- _Data_:
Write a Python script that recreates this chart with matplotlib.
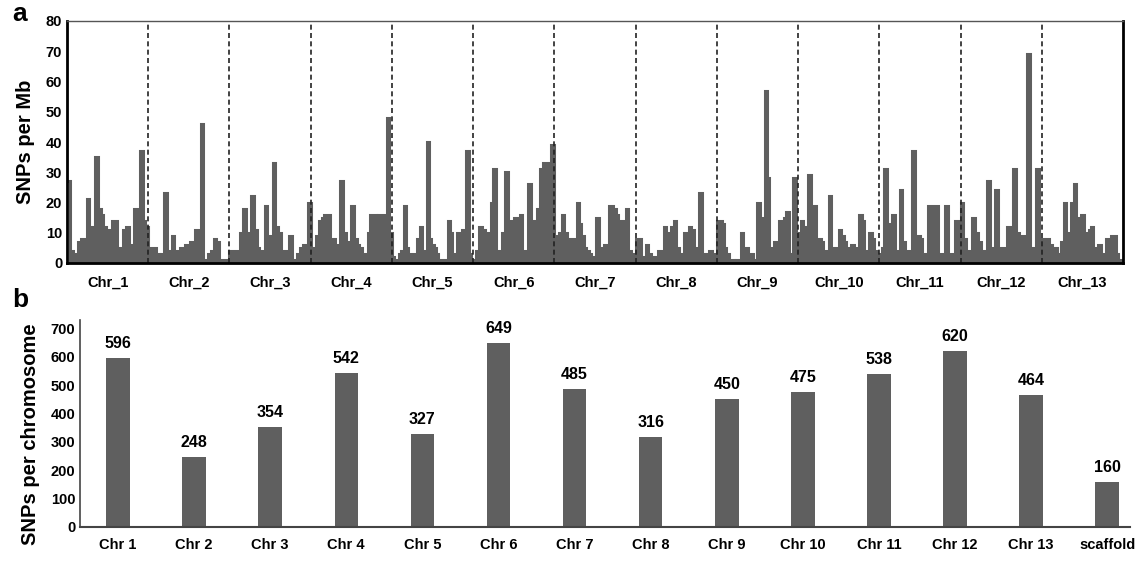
import matplotlib.pyplot as plt
import numpy as np

plt.rcParams['font.family'] = ['Liberation Sans', 'DejaVu Sans']
plt.rcParams['font.weight'] = 'bold'

# panel a: SNP density (SNPs per Mb) along each chromosome
chr1 = [27, 4, 3, 2, 7, 8, 8, 21, 12, 6, 35, 18, 16, 12, 5, 11, 14, 14, 5, 5, 11, 12, 6, 6, 18, 18, 37, 14, 12]
chr2 = [3, 5, 5, 3, 2, 3, 23, 4, 4, 9, 4, 4, 5, 5, 6, 6, 7, 7, 11, 10, 46, 1, 1, 3, 4, 8, 7, 1, 1, 1, 1]
chr3 = [4, 4, 4, 4, 10, 18, 10, 4, 22, 11, 5, 4, 4, 19, 9, 6, 33, 12, 10, 4, 4, 1, 9, 1, 1, 3, 5, 6, 6, 20]
chr4 = [3, 5, 9, 14, 15, 16, 16, 7, 8, 6, 5, 27, 10, 5, 7, 19, 8, 6, 5, 3, 3, 10, 16, 16, 14, 16, 16, 4, 48, 10]
chr5 = [2, 1, 1, 3, 4, 19, 5, 2, 3, 3, 2, 8, 12, 4, 3, 40, 8, 6, 5, 3, 1, 1, 1, 1, 14, 10, 3, 1, 10, 10, 11, 11, 37, 3, 1]
chr6 = [1, 4, 12, 11, 10, 9, 20, 31, 4, 3, 10, 30, 5, 14, 15, 15, 16, 4, 3, 26, 8, 14, 18, 31, 33, 8, 33, 39]
chr7 = [9, 9, 10, 16, 10, 7, 8, 8, 7, 20, 13, 9, 5, 4, 3, 2, 2, 15, 3, 5, 6, 3, 19, 19, 18, 16, 12, 14, 3, 18, 4, 2, 3]
chr8 = [8, 8, 1, 2, 6, 3, 2, 2, 2, 4, 4, 12, 10, 5, 12, 14, 5, 2, 3, 10, 10, 12, 11, 5, 4, 23, 3, 1, 3, 4, 3, 1]
chr9 = [14, 14, 13, 5, 3, 1, 1, 0, 1, 1, 10, 4, 5, 3, 3, 1, 1, 20, 3, 15, 57, 28, 3, 5, 7, 6, 14, 4, 15, 17, 3, 3, 28, 2]
chr10 = [10, 14, 12, 8, 29, 19, 19, 5, 8, 7, 4, 2, 22, 5, 5, 5, 11, 9, 7, 5, 3, 6, 5, 5, 16, 14, 3, 4, 10, 8, 4, 2]
chr11 = [3, 5, 31, 4, 13, 16, 4, 4, 24, 7, 4, 4, 3, 37, 3, 9, 8, 2, 3, 19, 19, 19, 19, 0, 3, 2, 19, 3, 3, 2, 14, 10]
chr12 = [20, 8, 4, 4, 15, 10, 7, 3, 4, 27, 5, 3, 24, 3, 5, 4, 12, 4, 31, 10, 4, 9, 8, 69, 5, 4, 31, 3]
chr13 = [8, 7, 8, 6, 4, 5, 3, 3, 7, 20, 10, 9, 20, 26, 12, 15, 16, 10, 10, 11, 12, 5, 3, 6, 3, 3, 8, 3, 9, 9, 3, 1, 0]
density = [chr1, chr2, chr3, chr4, chr5, chr6, chr7, chr8, chr9, chr10, chr11, chr12, chr13]
chr_labels_a = ['Chr_%d' % (i + 1) for i in range(13)]

# panel b: SNPs per chromosome
chr_labels_b = ['Chr 1', 'Chr 2', 'Chr 3', 'Chr 4', 'Chr 5', 'Chr 6', 'Chr 7',
                'Chr 8', 'Chr 9', 'Chr 10', 'Chr 11', 'Chr 12', 'Chr 13', 'scaffold']
snp_counts = [596, 248, 354, 542, 327, 649, 485, 316, 450, 475, 538, 620, 464, 160]

grey = '#5f5f5f'
W, H = 1139, 562
fig = plt.figure(figsize=(W / 100, H / 100), dpi=100)

# ---------- panel a ----------
ax = fig.add_axes([67 / W, 1 - 263 / H, 1056 / W, 242 / H])
xs, ys = [], []
for i, vals in enumerate(density):
    n = len(vals)
    xs.extend(i + (np.arange(n) + 0.5) / n)
    ys.extend(vals)
xs = np.array(xs)
ys = np.array(ys)
ax.fill_between(xs, 0, ys, step='mid', color=grey, lw=0)
ax.plot(xs, ys, drawstyle='steps-mid', color=grey, lw=2.2, solid_joinstyle='miter')

for b in range(1, 13):
    ax.axvline(b, color='#222222', ls=(0, (3, 2)), lw=1.2)

ax.set_xlim(0, 13)
ax.set_ylim(0, 80)
ax.set_yticks(range(0, 81, 10))
ax.set_xticks(np.arange(13) + 0.5)
ax.set_xticklabels(chr_labels_a, fontsize=11, fontweight='bold')
ax.tick_params(axis='both', length=0, labelsize=10.5)
ax.tick_params(axis='x', pad=9)
for lab in ax.get_yticklabels():
    lab.set_fontweight('bold')
ax.set_ylabel('SNPs per Mb', fontsize=14.5, fontweight='bold', labelpad=8)
for s in ['left', 'bottom', 'right']:
    ax.spines[s].set_linewidth(2)
    ax.spines[s].set_color('black')
ax.spines['top'].set_linewidth(1)
ax.spines['top'].set_color('#555555')
fig.text(12 / W, 1 - 14 / H, 'a', fontsize=19, fontweight='bold', va='center')

# ---------- panel b ----------
bx = fig.add_axes([80 / W, 1 - 527 / H, 1050 / W, 207 / H])
pos = np.arange(len(snp_counts))
bx.bar(pos, snp_counts, width=0.31, color=grey)
for p, v in zip(pos, snp_counts):
    bx.text(p, v + 25, str(v), ha='center', va='bottom', fontsize=11.5, fontweight='bold')
bx.set_xlim(-0.5, 13.3)
bx.set_ylim(0, 730)
bx.set_yticks(range(0, 701, 100))
bx.set_xticks(pos)
bx.set_xticklabels(chr_labels_b, fontsize=11.5, fontweight='bold')
bx.tick_params(axis='both', length=0, labelsize=10.5)
bx.tick_params(axis='x', pad=8)
for lab in bx.get_yticklabels():
    lab.set_fontweight('bold')
bx.set_ylabel('SNPs per chromosome', fontsize=14.5, fontweight='bold', labelpad=6)
bx.yaxis.set_label_coords(-0.038, 0.45)
bx.spines['top'].set_visible(False)
bx.spines['right'].set_visible(False)
bx.spines['left'].set_color('#444444')
bx.spines['bottom'].set_color('#444444')
bx.spines['left'].set_linewidth(1.2)
bx.spines['bottom'].set_linewidth(1.5)
fig.text(12 / W, 1 - 300 / H, 'b', fontsize=19, fontweight='bold', va='center')

fig.savefig('out.png', dpi=100)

- _Given instruction_:
Emit the lines of the material exactly, from its first line to the line containing "plt.rcParams['font.weight'] = 'bold'", inclusive; leave every picture out.

- _Result for this task_:
Write a Python script that recreates this chart with matplotlib.
import matplotlib.pyplot as plt
import numpy as np

plt.rcParams['font.family'] = ['Liberation Sans', 'DejaVu Sans']
plt.rcParams['font.weight'] = 'bold'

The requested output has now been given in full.